Coming into 2016, it looked like there was an increasingly high chance that the weakness in emerging markets posed a serious threat to the US economy. I repeatedly said that the Fed would be irrational to raise rates, based on the following:
The risk with rate hikes is creating an extreme divergence in global policy approaches where the US Central Bank, the world's most important central bank, is tightening policy into a global slowdown. The worry is that this exacerbates problems in foreign markets by increasing capital outflows, puts further upward pressure on the dollar, dings commodities, exacerbates foreign denominated dollar debt problems, etc. In the end, a sharp tightening could come back to pull the US into the global recession hole.

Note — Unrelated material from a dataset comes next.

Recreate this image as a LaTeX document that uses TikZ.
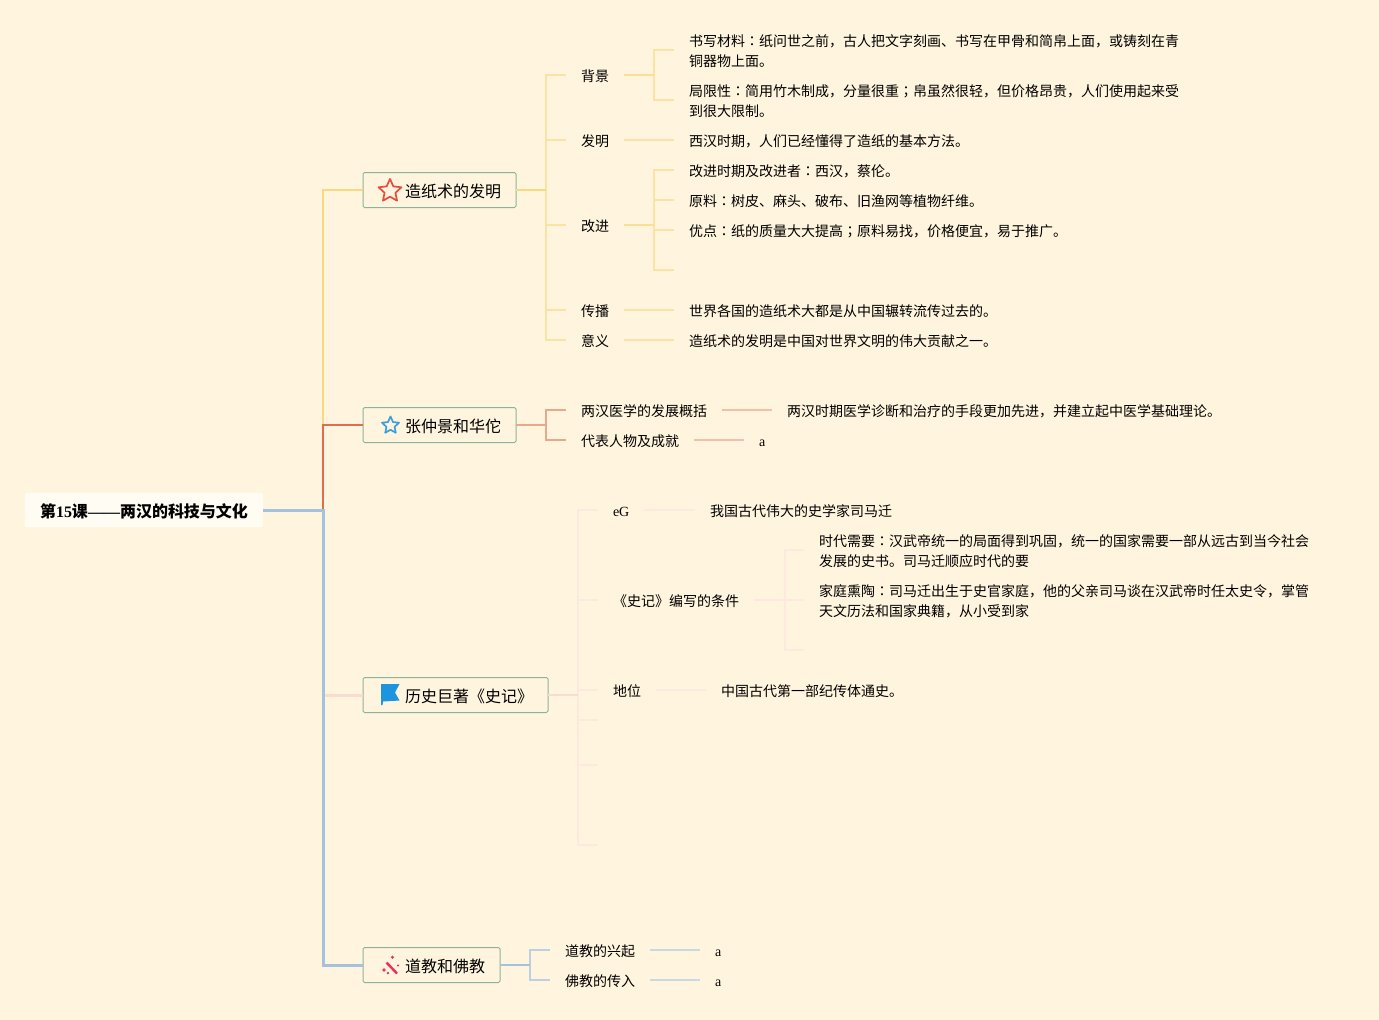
\documentclass[tikz,border=0pt]{standalone}
\usepackage{fontspec}
\setmainfont{Noto Sans CJK SC}
\newfontfamily\lat{Liberation Serif}
\newfontfamily\tcf{Noto Sans CJK TC}
\newcommand{\cnco}{{\tcf ：}}
\newcommand{\cnse}{{\tcf ；}}
\usetikzlibrary{shapes.geometric}
\definecolor{bgc}{HTML}{FFF4DD}
\definecolor{rootc}{HTML}{FFFCF4}
\definecolor{boxc}{HTML}{8DB49A}
\definecolor{yA}{HTML}{F9D97E}
\definecolor{yB}{HTML}{FBE3A6}
\definecolor{yC}{HTML}{FCDF96}
\definecolor{rA}{HTML}{DF6F4C}
\definecolor{rB}{HTML}{E9A78D}
\definecolor{rC}{HTML}{F3BFAC}
\definecolor{pA}{HTML}{FADBD0}
\definecolor{pB}{HTML}{FCEADF}
\definecolor{bA}{HTML}{A4C1E0}
\definecolor{bB}{HTML}{BDD0E2}
\definecolor{bC}{HTML}{C9D9E2}
\definecolor{icR}{HTML}{E74C3C}
\definecolor{icB}{HTML}{3CA0DC}
\definecolor{icF}{HTML}{1B95E0}
\definecolor{icP}{HTML}{E8305A}
\tikzset{
 x=1pt,y=-1pt,
 rootnode/.style={fill=rootc,rounded corners=1.5pt,inner sep=0pt,outer sep=0pt,minimum width=238pt,minimum height=34pt,text height=24pt,text depth=10pt,font=\fontsize{16}{20}\selectfont\bfseries},
 boxnode/.style={draw=boxc,line width=1pt,rounded corners=1.5pt,inner sep=0pt,outer sep=0pt,anchor=west,minimum height=35pt,text height=24.5pt,text depth=10.5pt,font=\fontsize{16}{20}\selectfont},
 txt/.style={anchor=west,inner xsep=15pt,inner ysep=0pt,outer sep=0pt,align=left,text height=14pt,text depth=1.4pt,font=\fontsize{14}{20}\selectfont},
 twoline/.style={txt,text height=34pt},
 conn/.style={line width=#1,line join=miter},
 conn/.default=1pt,
 staricon/.style={star,star points=5,star point ratio=2.1,line width=1.7pt,line join=round,inner sep=0pt}
}
\newcommand{\boxlabel}[2]{\hbox to #1pt{\hspace{42pt}#2\hss}}
\begin{document}
\begin{tikzpicture}
\useasboundingbox (0,0) rectangle (1379,1020);
\fill[bgc] (0,0) rectangle (1379,1020);
% nodes
\node[rootnode] (root) at (144,510) {第{\lat 15}课{\lat ——}两汉的科技与文化};
\node[boxnode] (b1) at (363,190) {\boxlabel{153}{造纸术的发明}};
\node[boxnode] (b2) at (363,425) {\boxlabel{153}{张仲景和华佗}};
\node[boxnode] (b3) at (363,695) {\boxlabel{185}{历史巨著《史记》}};
\node[boxnode] (b4) at (363,965) {\boxlabel{137}{道教和佛教}};
% branch 1
\node[txt] (a1) at (566,75) {背景};
\node[txt] (a2) at (566,140) {发明};
\node[txt] (a3) at (566,225) {改进};
\node[txt] (a4) at (566,310) {传播};
\node[txt] (a5) at (566,340) {意义};
\node[twoline] (t1) at (674,50) {书写材料\cnco 纸问世之前，古人把文字刻画、书写在甲骨和简帛上面，或铸刻在青\\铜器物上面。};
\node[twoline] (t2) at (674,100) {局限性\cnco 简用竹木制成，分量很重\cnse 帛虽然很轻，但价格昂贵，人们使用起来受\\到很大限制。};
\node[txt] (t3) at (674,140) {西汉时期，人们已经懂得了造纸的基本方法。};
\node[txt] (t4) at (674,170) {改进时期及改进者\cnco 西汉，蔡伦。};
\node[txt] (t5) at (674,200) {原料\cnco 树皮、麻头、破布、旧渔网等植物纤维。};
\node[txt] (t6) at (674,230) {优点\cnco 纸的质量大大提高\cnse 原料易找，价格便宜，易于推广。};
\coordinate (t7) at (674,270);
\node[txt] (t8) at (674,310) {世界各国的造纸术大都是从中国辗转流传过去的。};
\node[txt] (t9) at (674,340) {造纸术的发明是中国对世界文明的伟大贡献之一。};
% branch 2
\node[txt] (c1) at (566,410) {两汉医学的发展概括};
\node[txt] (c2) at (566,440) {代表人物及成就};
\node[txt] (u1) at (772,410) {两汉时期医学诊断和治疗的手段更加先进，并建立起中医学基础理论。};
\node[txt] (u2) at (744,440) {\lat a};
% branch 3
\node[txt] (d1) at (598,510) {\lat eG};
\node[txt] (d2) at (598,600) {《史记》编写的条件};
\node[txt] (d3) at (598,690) {地位};
\coordinate (d4) at (598,720);
\coordinate (d5) at (598,765);
\coordinate (d6) at (598,845);
\node[txt] (v1) at (695,510) {我国古代伟大的史学家司马迁};
\node[twoline] (v2) at (804,550) {时代需要\cnco 汉武帝统一的局面得到巩固，统一的国家需要一部从远古到当今社会\\发展的史书。司马迁顺应时代的要};
\node[twoline] (v3) at (804,600) {家庭熏陶\cnco 司马迁出生于史官家庭，他的父亲司马谈在汉武帝时任太史令，掌管\\天文历法和国家典籍，从小受到家};
\coordinate (v4) at (804,650);
\node[txt] (v5) at (706,690) {中国古代第一部纪传体通史。};
% branch 4
\node[txt] (e1) at (550,950) {道教的兴起};
\node[txt] (e2) at (550,980) {佛教的传入};
\node[txt] (w1) at (700,950) {\lat a};
\node[txt] (w2) at (700,980) {\lat a};
% trunk connectors
\draw[conn=2.4pt,yA] (root.east) -- ++(60,0) |- (b1.west);
\draw[conn=2.4pt,rA] (root.east) -- ++(60,0) |- (b2.west);
\draw[conn=3pt,pA] (323,695) -- (b3.west);
\draw[conn=3pt,bA] (root.east) -- ++(60,0) |- (b4.west);
% yellow
\foreach \n in {a1,a2,a3,a4,a5}{\draw[conn=1.5pt,yB] (b1.east) ++(30,0) |- (\n.west);}
\draw[conn=2pt,yA] (b1.east) -- ++(30,0);
\draw[conn=1.4pt,yB] (a1.east) -- ++(30,0) |- (t1.west);
\draw[conn=1.4pt,yB] (a1.east) -- ++(30,0) |- (t2.west);
\draw[conn=2pt,yC] (a1.east) -- ++(30,0);
\draw[conn=1.3pt,yB] (a2.east) -- (t3.west);
\foreach \n in {t4,t5,t6,t7}{\draw[conn=1.4pt,yB] (a3.east) ++(30,0) |- (\n);}
\draw[conn=2pt,yC] (a3.east) -- ++(30,0);
\draw[conn=1.3pt,yB] (a4.east) -- (t8.west);
\draw[conn=1.3pt,yB] (a5.east) -- (t9.west);
% red
\draw[conn=1.5pt,rB] (b2.east) ++(30,0) |- (c1.west);
\draw[conn=1.5pt,rB] (b2.east) ++(30,0) |- (c2.west);
\draw[conn=1.7pt,rB] (b2.east) -- ++(30,0);
\draw[conn=1.5pt,rC] (c1.east) -- (u1.west);
\draw[conn=1.3pt,rC] (c2.east) -- (u2.west);
% pink
\foreach \n in {d1,d2,d3,d4,d5,d6}{\draw[conn=1.5pt,pB] (b3.east) ++(30,0) |- (\n);}
\draw[conn=1.5pt,pA] (b3.east) -- ++(30,0);
\draw[conn=1.4pt,pB] (d1.east) -- (v1.west);
\draw[conn=1.4pt,pB] (d2.east) -- (v3.west);
\coordinate (vj) at (785,600);
\draw[conn=1.4pt,pB] (vj) |- (v2.west);
\draw[conn=1.4pt,pB] (vj) |- (v4);
\draw[conn=1.4pt,pB] (d3.east) -- (v5.west);
% blue
\draw[conn=1.5pt,bB] (b4.east) ++(30,0) |- (e1.west);
\draw[conn=1.5pt,bB] (b4.east) ++(30,0) |- (e2.west);
\draw[conn=1.7pt,bA] (b4.east) -- ++(30,0);
\draw[conn=1.4pt,bC] (e1.east) -- (w1.west);
\draw[conn=1.4pt,bC] (e2.east) -- (w2.west);
% icons
\node[staricon,draw=icR,minimum size=24pt] (i1) at (390,191) {};
\node[staricon,draw=icB,minimum size=18pt] (i2) at (390.5,425.5) {};
\fill[icF] (381,684) -- (399.5,684) -- (395,692.5) -- (399.5,700.5) -- (383,701.5) -- (382.5,705) -- (381,705) -- cycle;
\draw[line width=2.4pt,icP] (386.5,962.5) -- (397,973.5);
\fill[icP] (392.5,957.3) circle (1.6) (398,965.5) circle (1.2) (384,970) circle (1.9) (388,973) circle (1.3);
\end{tikzpicture}
\end{document}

After one rate hike, the dollar continued to rally and the financial markets got a little panicky in early January, laying the table for a pause. In my view, the downturn in the financial markets was a welcome development, as it unwound some of the excesses we'd seen in the previous years. Then, when the Fed emphasized that they would be cautious raising rates in the rest of 2016, the dollar reversed course:
What we've seen since is a 60%+ rally in oil prices, stabilization in commodities and substantial rallies in the global stock markets. This bodes well for the foreseeable future. However, I will reiterate what I said back in January - we're not out of the woods, and a few months of positive price action shouldn't deter us. The Fed has no legitimate reason to raise rates given the asymmetric downside risk of the current environment. Yellen has played this environment almost perfectly so far. However, it could all come undone with the wrong message in the coming months. That's a risk we shouldn't be willing to take. I say hold the line.
*Warning - This article involves nice things being said about Fed officials. If open-mindedness is not in your ideological repertoire, you should proceed at your own risk.